Information shown
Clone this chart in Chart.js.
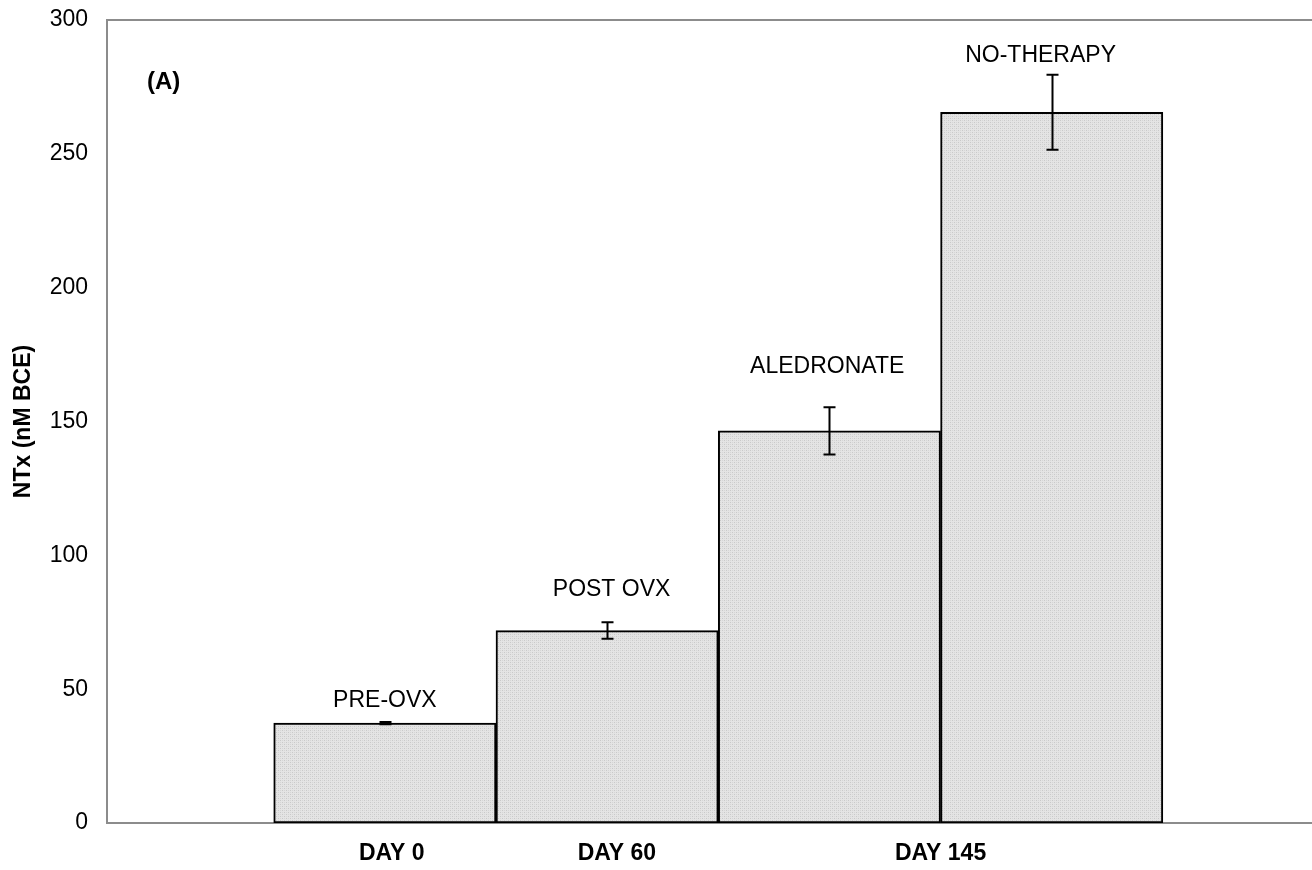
<!DOCTYPE html>
<html>
<head>
<meta charset="utf-8">
<script src="https://cdn.jsdelivr.net/npm/chart.js@4.4.1/dist/chart.umd.min.js"></script>
<style>
  html, body { margin: 0; padding: 0; background: #ffffff; }
  #wrap { width: 1312px; height: 870px; position: relative; }
</style>
</head>
<body>
<div id="wrap"><canvas id="c" width="1312" height="870"></canvas></div>
<script>
// ---- data ----
const groups = ['PRE-OVX', 'POST OVX', 'ALEDRONATE', 'NO-THERAPY'];
const barPositions = [1, 2, 3, 4];
const ntxValues = [37.3, 71.9, 146.5, 265.5];
const ntxErrors = [0.4, 3.1, 8.8, 14.0];
const dayLabels = ['DAY 0', 'DAY 60', 'DAY 145'];
const dayTickPositions = [1.031, 2.044, 3.5];
const yTickValues = [0, 50, 100, 150, 200, 250, 300];
// label anchor heights (in axis units) for the text above each bar
const groupLabelY = [43.4, 84.9, 168.2, 284.4];
const groupLabelX = [1.0, 2.02, 2.99, 3.95];

const FONT = '"Liberation Sans", Arial, sans-serif';

// dotted light-gray fill like the original
function makePattern() {
  const p = document.createElement('canvas');
  p.width = 4; p.height = 4;
  const g = p.getContext('2d');
  g.fillStyle = '#e4e4e4';
  g.fillRect(0, 0, 4, 4);
  g.fillStyle = '#c9c9c9';
  g.fillRect(0, 0, 1, 1);
  g.fillRect(2, 2, 1, 1);
  g.fillStyle = '#d6d6d6';
  g.fillRect(2, 0, 1, 1);
  g.fillRect(0, 2, 1, 1);
  return g.createPattern(p, 'repeat');
}

const errorBars = {
  id: 'errorBars',
  afterDatasetsDraw(chart) {
    const ctx = chart.ctx;
    const meta = chart.getDatasetMeta(0);
    const ys = chart.scales.y;
    ctx.save();
    ctx.strokeStyle = '#000000';
    ctx.lineWidth = 2;
    meta.data.forEach((bar, i) => {
      const hi = ys.getPixelForValue(ntxValues[i] + ntxErrors[i]);
      const lo = ys.getPixelForValue(ntxValues[i] - ntxErrors[i]);
      const x = Math.round(bar.x) + 0.5;
      const cap = 6;
      ctx.beginPath();
      ctx.moveTo(x, hi); ctx.lineTo(x, lo);
      ctx.moveTo(x - cap, hi); ctx.lineTo(x + cap, hi);
      ctx.moveTo(x - cap, lo); ctx.lineTo(x + cap, lo);
      ctx.stroke();
    });
    ctx.restore();
  }
};

const textLabels = {
  id: 'textLabels',
  afterDatasetsDraw(chart) {
    const ctx = chart.ctx;
    const xs = chart.scales.x, ys = chart.scales.y;
    const area = chart.chartArea;
    ctx.save();
    ctx.fillStyle = '#000000';
    ctx.font = '23px ' + FONT;
    ctx.textAlign = 'center';
    ctx.textBaseline = 'alphabetic';
    groups.forEach((g, i) => {
      ctx.fillText(g, xs.getPixelForValue(groupLabelX[i]), ys.getPixelForValue(groupLabelY[i]));
    });
    ctx.font = 'bold 24px ' + FONT;
    ctx.textAlign = 'left';
    ctx.fillText('(A)', 147, 89);
    // top frame line
    ctx.strokeStyle = '#8c8c8c';
    ctx.lineWidth = 2;
    ctx.beginPath();
    ctx.moveTo(area.left - 1, area.top);
    ctx.lineTo(area.right, area.top);
    ctx.stroke();
    ctx.restore();
  }
};

const pattern = makePattern();

new Chart(document.getElementById('c'), {
  type: 'bar',
  data: {
    datasets: [{
      data: barPositions.map((x, i) => ({ x: x, y: ntxValues[i] })),
      backgroundColor: pattern,
      borderColor: '#000000',
      borderWidth: 2,
      borderSkipped: false,
      barPercentage: 1.0,
      categoryPercentage: 1.0
    }]
  },
  options: {
    responsive: false,
    animation: false,
    events: [],
    layout: { padding: { left: 10, top: 20, right: 0, bottom: 0 } },
    plugins: {
      legend: { display: false },
      tooltip: { enabled: false },
      title: { display: false }
    },
    scales: {
      x: {
        type: 'linear',
        min: -0.25,
        max: 5.171,
        offset: false,
        bounds: 'ticks',
        grid: { display: false, drawTicks: false, tickLength: 0, offset: false },
        border: { display: true, color: '#8c8c8c', width: 2 },
        afterBuildTicks(scale) {
          scale.ticks = dayTickPositions.map(v => ({ value: v }));
        },
        afterFit(scale) {
          scale.height = 47;
          scale.paddingLeft = 0; scale.paddingRight = 0;
        },
        ticks: {
          autoSkip: false,
          maxRotation: 0,
          padding: 17,
          color: '#000000',
          font: { family: FONT, size: 23, weight: 'bold' },
          callback: (v, i) => dayLabels[i]
        }
      },
      y: {
        min: 0,
        max: 300,
        grid: { display: false, drawTicks: false, tickLength: 0 },
        border: { display: true, color: '#8c8c8c', width: 2 },
        afterBuildTicks(scale) {
          scale.ticks = yTickValues.map(v => ({ value: v }));
        },
        afterFit(scale) {
          scale.width = 97;
          scale.paddingTop = 0; scale.paddingBottom = 0;
        },
        title: {
          display: true,
          text: 'NTx (nM BCE)',
          color: '#000000',
          font: { family: FONT, size: 23, weight: 'bold' },
          padding: { top: 0, bottom: 0 }
        },
        ticks: {
          padding: 19,
          color: '#000000',
          font: { family: FONT, size: 23 }
        }
      }
    }
  },
  plugins: [errorBars, textLabels]
});
</script>
</body>
</html>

Stated problem
All of the material above should be reproduced exactly, except the pictures.

Output below
Clone this chart in Chart.js.
<!DOCTYPE html>
<html>
<head>
<meta charset="utf-8">
<script src="https://cdn.jsdelivr.net/npm/chart.js@4.4.1/dist/chart.umd.min.js"></script>
<style>
  html, body { margin: 0; padding: 0; background: #ffffff; }
  #wrap { width: 1312px; height: 870px; position: relative; }
</style>
</head>
<body>
<div id="wrap"><canvas id="c" width="1312" height="870"></canvas></div>
<script>
// ---- data ----
const groups = ['PRE-OVX', 'POST OVX', 'ALEDRONATE', 'NO-THERAPY'];
const barPositions = [1, 2, 3, 4];
const ntxValues = [37.3, 71.9, 146.5, 265.5];
const ntxErrors = [0.4, 3.1, 8.8, 14.0];
const dayLabels = ['DAY 0', 'DAY 60', 'DAY 145'];
const dayTickPositions = [1.031, 2.044, 3.5];
const yTickValues = [0, 50, 100, 150, 200, 250, 300];
// label anchor heights (in axis units) for the text above each bar
const groupLabelY = [43.4, 84.9, 168.2, 284.4];
const groupLabelX = [1.0, 2.02, 2.99, 3.95];

const FONT = '"Liberation Sans", Arial, sans-serif';

// dotted light-gray fill like the original
function makePattern() {
  const p = document.createElement('canvas');
  p.width = 4; p.height = 4;
  const g = p.getContext('2d');
  g.fillStyle = '#e4e4e4';
  g.fillRect(0, 0, 4, 4);
  g.fillStyle = '#c9c9c9';
  g.fillRect(0, 0, 1, 1);
  g.fillRect(2, 2, 1, 1);
  g.fillStyle = '#d6d6d6';
  g.fillRect(2, 0, 1, 1);
  g.fillRect(0, 2, 1, 1);
  return g.createPattern(p, 'repeat');
}

const errorBars = {
  id: 'errorBars',
  afterDatasetsDraw(chart) {
    const ctx = chart.ctx;
    const meta = chart.getDatasetMeta(0);
    const ys = chart.scales.y;
    ctx.save();
    ctx.strokeStyle = '#000000';
    ctx.lineWidth = 2;
    meta.data.forEach((bar, i) => {
      const hi = ys.getPixelForValue(ntxValues[i] + ntxErrors[i]);
      const lo = ys.getPixelForValue(ntxValues[i] - ntxErrors[i]);
      const x = Math.round(bar.x) + 0.5;
      const cap = 6;
      ctx.beginPath();
      ctx.moveTo(x, hi); ctx.lineTo(x, lo);
      ctx.moveTo(x - cap, hi); ctx.lineTo(x + cap, hi);
      ctx.moveTo(x - cap, lo); ctx.lineTo(x + cap, lo);
      ctx.stroke();
    });
    ctx.restore();
  }
};

const textLabels = {
  id: 'textLabels',
  afterDatasetsDraw(chart) {
    const ctx = chart.ctx;
    const xs = chart.scales.x, ys = chart.scales.y;
    const area = chart.chartArea;
    ctx.save();
    ctx.fillStyle = '#000000';
    ctx.font = '23px ' + FONT;
    ctx.textAlign = 'center';
    ctx.textBaseline = 'alphabetic';
    groups.forEach((g, i) => {
      ctx.fillText(g, xs.getPixelForValue(groupLabelX[i]), ys.getPixelForValue(groupLabelY[i]));
    });
    ctx.font = 'bold 24px ' + FONT;
    ctx.textAlign = 'left';
    ctx.fillText('(A)', 147, 89);
    // top frame line
    ctx.strokeStyle = '#8c8c8c';
    ctx.lineWidth = 2;
    ctx.beginPath();
    ctx.moveTo(area.left - 1, area.top);
    ctx.lineTo(area.right, area.top);
    ctx.stroke();
    ctx.restore();
  }
};

const pattern = makePattern();

new Chart(document.getElementById('c'), {
  type: 'bar',
  data: {
    datasets: [{
      data: barPositions.map((x, i) => ({ x: x, y: ntxValues[i] })),
      backgroundColor: pattern,
      borderColor: '#000000',
      borderWidth: 2,
      borderSkipped: false,
      barPercentage: 1.0,
      categoryPercentage: 1.0
    }]
  },
  options: {
    responsive: false,
    animation: false,
    events: [],
    layout: { padding: { left: 10, top: 20, right: 0, bottom: 0 } },
    plugins: {
      legend: { display: false },
      tooltip: { enabled: false },
      title: { display: false }
    },
    scales: {
      x: {
        type: 'linear',
        min: -0.25,
        max: 5.171,
        offset: false,
        bounds: 'ticks',
        grid: { display: false, drawTicks: false, tickLength: 0, offset: false },
        border: { display: true, color: '#8c8c8c', width: 2 },
        afterBuildTicks(scale) {
          scale.ticks = dayTickPositions.map(v => ({ value: v }));
        },
        afterFit(scale) {
          scale.height = 47;
          scale.paddingLeft = 0; scale.paddingRight = 0;
        },
        ticks: {
          autoSkip: false,
          maxRotation: 0,
          padding: 17,
          color: '#000000',
          font: { family: FONT, size: 23, weight: 'bold' },
          callback: (v, i) => dayLabels[i]
        }
      },
      y: {
        min: 0,
        max: 300,
        grid: { display: false, drawTicks: false, tickLength: 0 },
        border: { display: true, color: '#8c8c8c', width: 2 },
        afterBuildTicks(scale) {
          scale.ticks = yTickValues.map(v => ({ value: v }));
        },
        afterFit(scale) {
          scale.width = 97;
          scale.paddingTop = 0; scale.paddingBottom = 0;
        },
        title: {
          display: true,
          text: 'NTx (nM BCE)',
          color: '#000000',
          font: { family: FONT, size: 23, weight: 'bold' },
          padding: { top: 0, bottom: 0 }
        },
        ticks: {
          padding: 19,
          color: '#000000',
          font: { family: FONT, size: 23 }
        }
      }
    }
  },
  plugins: [errorBars, textLabels]
});
</script>
</body>
</html>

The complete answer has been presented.